11)                      a ideologia é uma ilusão, necessária à dominação de classe. Por ilusão não devemos entender “ficção”, “fantasia”, “invenção gratuita e arbitrária”, “erro”, “falsidade”, pois com isto suporíamos que há ideologias falsas ou erradas e outras que seriam verdadeiras e corretas. Por ilusão devemos entender: abstração e inversão. Abstração (como vimos anteriormente) é o conhecimento de uma realidade tal como se oferece à nossa experiência imediata, como algo dado, feito e acabado que apenas classificamos, ordenamos e sistematizamos, sem nunca indagar como tal realidade foi concretamente produzida. Uma realidade é concreta porque mediata, isto é, porque produzida por um sistema determinado de condições que se articulam internamente de maneira necessária. Inversão (como também vimos anteriormente) é tomar o resultado de um processo como se fosse seu começo, tomar os efeitos pelas causas, as conseqüências pelas premissas, o determinado pelo determinante. Assim, por exemplo, quando os homens admitem que são desiguais porque Deus ou a Natureza os fez desiguais, estão tomando a desigualdade como causa de sua situação social e não como tendo sido produzida pelas relações sociais e, portanto, por eles próprios, sem que o desejassem e sem que o soubessem; (p. 104). (destaques nossos).
12)                      porque a ideologia é ilusão, isto é, abstração e inversão, ela permanece sempre no plano imediato do aparecer social. Ora, como vimos, ao falarmos do fetichismo da mercadoria, o aparecer social é o modo de ser do social de ponta-cabeça. A aparência social não é algo falso e errado, mas é o modo como o processo social aparece para a consciência direta dos homens. Isso significa que uma ideologia sempre possui uma base real, só que essa base está de ponta-cabeça, é a aparência social.

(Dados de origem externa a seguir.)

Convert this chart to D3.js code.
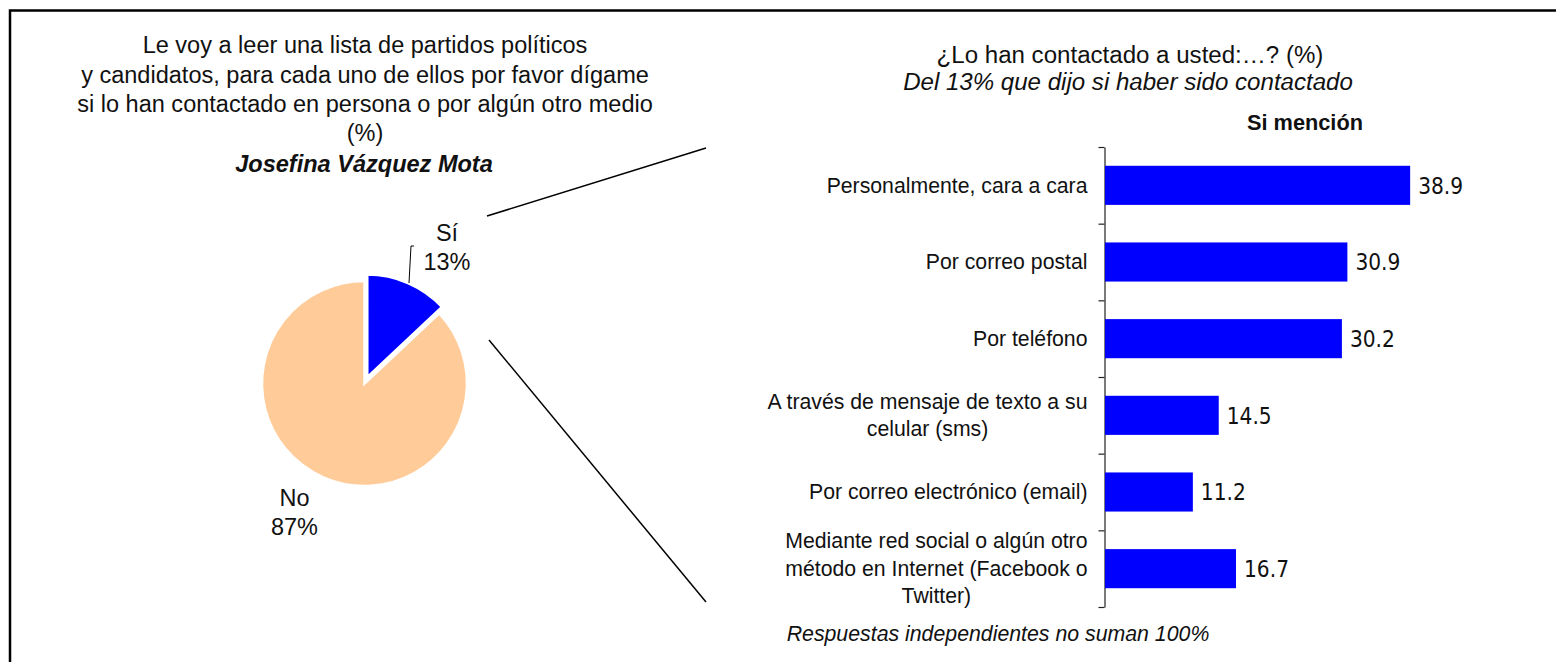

Assim, por exemplo, a sociedade burguesa aparece em nossa experiência imediata como estando formada por três tipos diferentes de proprietários: o capitalista, proprietário do capital; o dono da terra, proprietário da renda da terra; e o trabalhador, proprietário do salário. Se todos são proprietários, embora de coisas diferentes, então todos os homens dessa sociedade são iguais e possuem iguais direitos. Enquanto não ultrapassarmos essa aparência e procurarmos o modo como realmente e concretamente são produzidos esses proprietários pelo sistema capitalista, não poderemos compreender que o salário não é propriedade do trabalhador, mas é o trabalho não pago pelo capitalista, que a renda não vem da terra, mas de sua transformação em capital pelo trabalho não pago do camponês ou dos mineiros, e que, finalmente, só o capital é efetivamente propriedade. Enquanto não tivermos essa compreensão histórica do processo real, a idéia de igualdade não só parecerá verdadeira, mas ainda possuirá base real, ou seja, a maneira pela qual os homens aparecem no modo de produção capitalista. É neste sentido que se deve entender a ideologia como ilusão, abstração e inversão; (pp. 104-106). (destaques nossos).
13)                      a ideologia não é um “reflexo” do real na cabeça dos homens, mas o modo ilusório (isto é, abstrato e invertido) pelo qual representam o aparecer social como se tal aparecer fosse a realidade social.


(CHAUI, Marilena. O que é ideologia, 35ª ed. (Coleção Primeiros Passos).São Paulo: Brasiliense, 1992.)